= YOUR INSTRUCTIONS =
Copy the data that follows exactly. Include no pictures.

= EXERCISE MATERIAL =

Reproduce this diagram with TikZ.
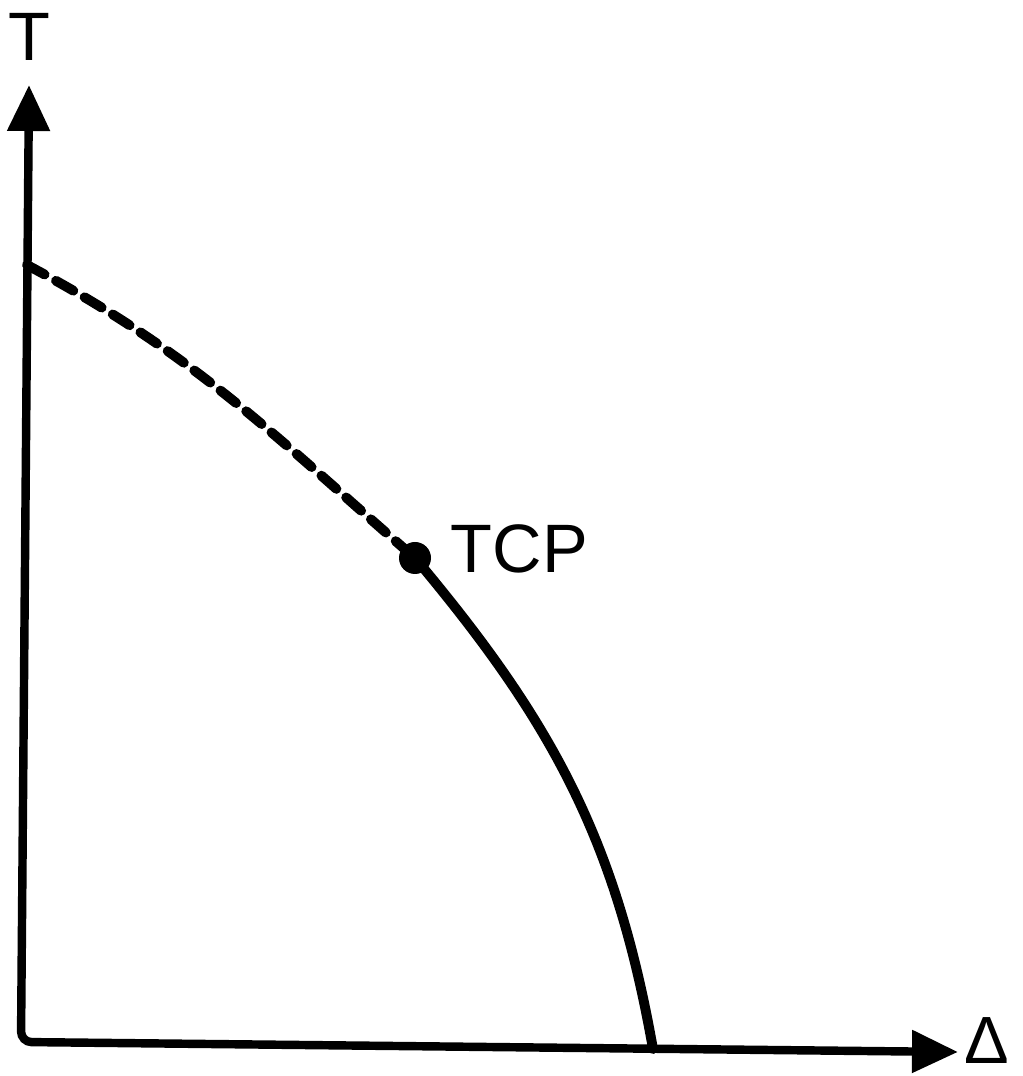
\documentclass[tikz,border=0pt]{standalone}
\usepackage{fontspec}
\setmainfont{Liberation Sans}
\usetikzlibrary{arrows.meta, positioning}

\begin{document}
\begin{tikzpicture}[
    axis/.style={line width=2.4pt, rounded corners=3pt,
      {Triangle[length=4.6mm, width=4.1mm]}-{Triangle[length=4.6mm, width=4.1mm]}},
    curve/.style={line width=2.8pt, line cap=round},
    label/.style={font=\fontsize{19.5}{20}\selectfont, inner sep=0pt}
  ]
    \useasboundingbox (0,0) rectangle (10.23,10.76);

    % Axes
    \coordinate (O) at (0.21,0.34);
    \coordinate (ytip) at (0.29,9.91);
    \coordinate (xtip) at (9.58,0.24);
    \draw[axis] (ytip) -- (O) -- (xtip);
    \node[label, anchor=north] (tlabel) at (0.29,10.63) {T};
    \node[label, font=\fontsize{19}{20}\selectfont, anchor=south east] (dlabel)
        at (10.10,0.12) {Δ};

    % Tricritical point
    \coordinate (tcp) at (4.15,5.18);
    \coordinate (tstart) at (0.27,8.11);
    \coordinate (tend) at (6.53,0.27);
    \fill (tcp) circle (0.16);
    \node[label, right=0.35 of tcp, yshift=0.09cm] (tcplabel) {TCP};

    % Dashed and solid transition lines
    \draw[curve, dash pattern=on 0.2cm off 0.13cm] (tstart) to[out=-28, in=139] (tcp);
    \draw[curve] (tcp) to[out=-50, in=100] (tend);
\end{tikzpicture}
\end{document}
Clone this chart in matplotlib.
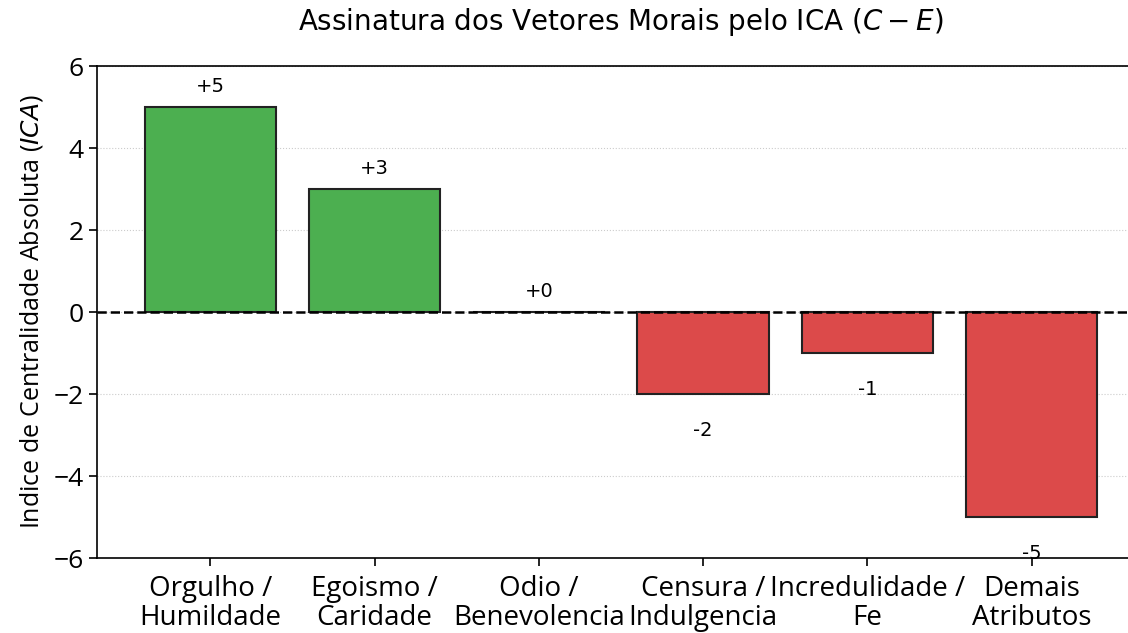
import numpy as np
import matplotlib
matplotlib.use("Agg")
import matplotlib.pyplot as plt

# --- data ---------------------------------------------------------------
categories = [
    "Orgulho /\nHumildade",
    "Egoismo /\nCaridade",
    "Odio /\nBenevolencia",
    "Censura /\nIndulgencia",
    "Incredulidade /\nFe",
    "Demais\nAtributos",
]
ica_values = [5, 3, 0, -2, -1, -5]
y_ticks = [-6, -4, -2, 0, 2, 4, 6]

GREEN = "#4caf50"
RED = "#dc4a4a"
TICK_FONT = "Open Sans"

fig = plt.figure(figsize=(11.28, 6.33), dpi=100)
ax = fig.add_axes([97 / 1128, 1 - 558 / 633, (1145 - 97) / 1128, (558 - 66) / 633])

x = np.arange(len(categories))
colors = [GREEN if v >= 0 else RED for v in ica_values]
ax.bar(x, ica_values, width=0.8, color=colors, edgecolor="#222222", linewidth=1.5, zorder=2)

ax.axhline(0, color="black", linestyle="--", linewidth=1.8, zorder=3)
ax.yaxis.grid(True, linestyle=":", color="#cccccc", linewidth=0.8, zorder=0)
ax.set_axisbelow(True)

for xi, v in zip(x, ica_values):
    off = 0.5 if v >= 0 else -0.9
    ax.text(xi, v + off, f"{v:+d}", ha="center", va="center", fontsize=14,
            family="DejaVu Sans", zorder=4)

ax.set_xlim(-0.69, 5.69)
ax.set_ylim(-6, 6)
ax.set_yticks(y_ticks)
ax.set_xticks(x)
ax.set_xticklabels(categories, fontsize=20, family=TICK_FONT, linespacing=1.05)
for lbl in ax.get_yticklabels():
    lbl.set_fontsize(19)
    lbl.set_family(TICK_FONT)
ax.tick_params(axis="both", length=6, width=1.2)
ax.tick_params(axis="x", pad=6)
for s in ax.spines.values():
    s.set_linewidth(1.2)

ax.set_ylabel(r"Indice de Centralidade Absoluta ($ICA$)", fontsize=18, family=TICK_FONT, labelpad=6)
ax.set_title(r"Assinatura dos Vetores Morais pelo ICA ($C - E$)", fontsize=20, pad=26)

fig.savefig("out.png", dpi=100)
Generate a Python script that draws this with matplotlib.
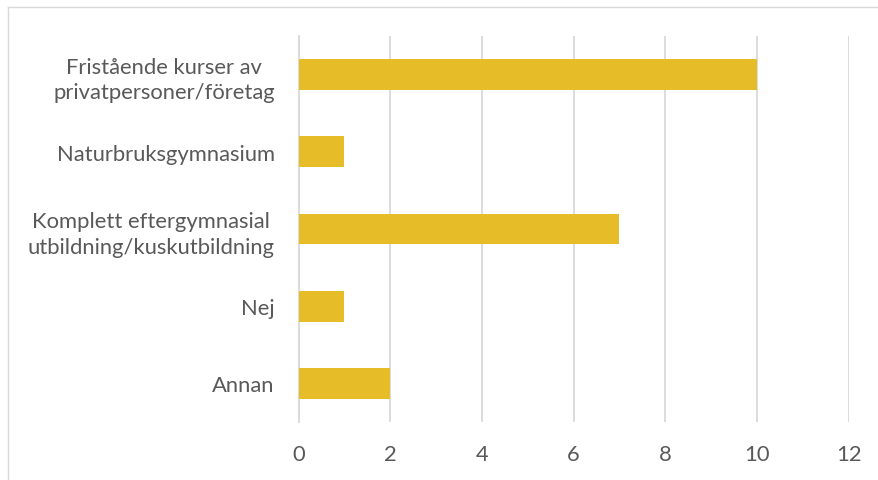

= FULL SOLUTION =
Reproduce this diagram with TikZ.
\documentclass[tikz,border=0pt]{standalone}
\usepackage{fontspec}
\setmainfont{Liberation Sans}
\usetikzlibrary{arrows.meta, positioning}

\begin{document}
\begin{tikzpicture}[
    axis/.style={line width=2.4pt, rounded corners=3pt,
      {Triangle[length=4.6mm, width=4.1mm]}-{Triangle[length=4.6mm, width=4.1mm]}},
    curve/.style={line width=2.8pt, line cap=round},
    label/.style={font=\fontsize{19.5}{20}\selectfont, inner sep=0pt}
  ]
    \useasboundingbox (0,0) rectangle (10.23,10.76);

    % Axes
    \coordinate (O) at (0.21,0.34);
    \coordinate (ytip) at (0.29,9.91);
    \coordinate (xtip) at (9.58,0.24);
    \draw[axis] (ytip) -- (O) -- (xtip);
    \node[label, anchor=north] (tlabel) at (0.29,10.63) {T};
    \node[label, font=\fontsize{19}{20}\selectfont, anchor=south east] (dlabel)
        at (10.10,0.12) {Δ};

    % Tricritical point
    \coordinate (tcp) at (4.15,5.18);
    \coordinate (tstart) at (0.27,8.11);
    \coordinate (tend) at (6.53,0.27);
    \fill (tcp) circle (0.16);
    \node[label, right=0.35 of tcp, yshift=0.09cm] (tcplabel) {TCP};

    % Dashed and solid transition lines
    \draw[curve, dash pattern=on 0.2cm off 0.13cm] (tstart) to[out=-28, in=139] (tcp);
    \draw[curve] (tcp) to[out=-50, in=100] (tend);
\end{tikzpicture}
\end{document}
Clone this chart in matplotlib.
import numpy as np
import matplotlib
matplotlib.use("Agg")
import matplotlib.pyplot as plt

# --- data ---------------------------------------------------------------
categories = [
    "Orgulho /\nHumildade",
    "Egoismo /\nCaridade",
    "Odio /\nBenevolencia",
    "Censura /\nIndulgencia",
    "Incredulidade /\nFe",
    "Demais\nAtributos",
]
ica_values = [5, 3, 0, -2, -1, -5]
y_ticks = [-6, -4, -2, 0, 2, 4, 6]

GREEN = "#4caf50"
RED = "#dc4a4a"
TICK_FONT = "Open Sans"

fig = plt.figure(figsize=(11.28, 6.33), dpi=100)
ax = fig.add_axes([97 / 1128, 1 - 558 / 633, (1145 - 97) / 1128, (558 - 66) / 633])

x = np.arange(len(categories))
colors = [GREEN if v >= 0 else RED for v in ica_values]
ax.bar(x, ica_values, width=0.8, color=colors, edgecolor="#222222", linewidth=1.5, zorder=2)

ax.axhline(0, color="black", linestyle="--", linewidth=1.8, zorder=3)
ax.yaxis.grid(True, linestyle=":", color="#cccccc", linewidth=0.8, zorder=0)
ax.set_axisbelow(True)

for xi, v in zip(x, ica_values):
    off = 0.5 if v >= 0 else -0.9
    ax.text(xi, v + off, f"{v:+d}", ha="center", va="center", fontsize=14,
            family="DejaVu Sans", zorder=4)

ax.set_xlim(-0.69, 5.69)
ax.set_ylim(-6, 6)
ax.set_yticks(y_ticks)
ax.set_xticks(x)
ax.set_xticklabels(categories, fontsize=20, family=TICK_FONT, linespacing=1.05)
for lbl in ax.get_yticklabels():
    lbl.set_fontsize(19)
    lbl.set_family(TICK_FONT)
ax.tick_params(axis="both", length=6, width=1.2)
ax.tick_params(axis="x", pad=6)
for s in ax.spines.values():
    s.set_linewidth(1.2)

ax.set_ylabel(r"Indice de Centralidade Absoluta ($ICA$)", fontsize=18, family=TICK_FONT, labelpad=6)
ax.set_title(r"Assinatura dos Vetores Morais pelo ICA ($C - E$)", fontsize=20, pad=26)

fig.savefig("out.png", dpi=100)
Generate a Python script that draws this with matplotlib.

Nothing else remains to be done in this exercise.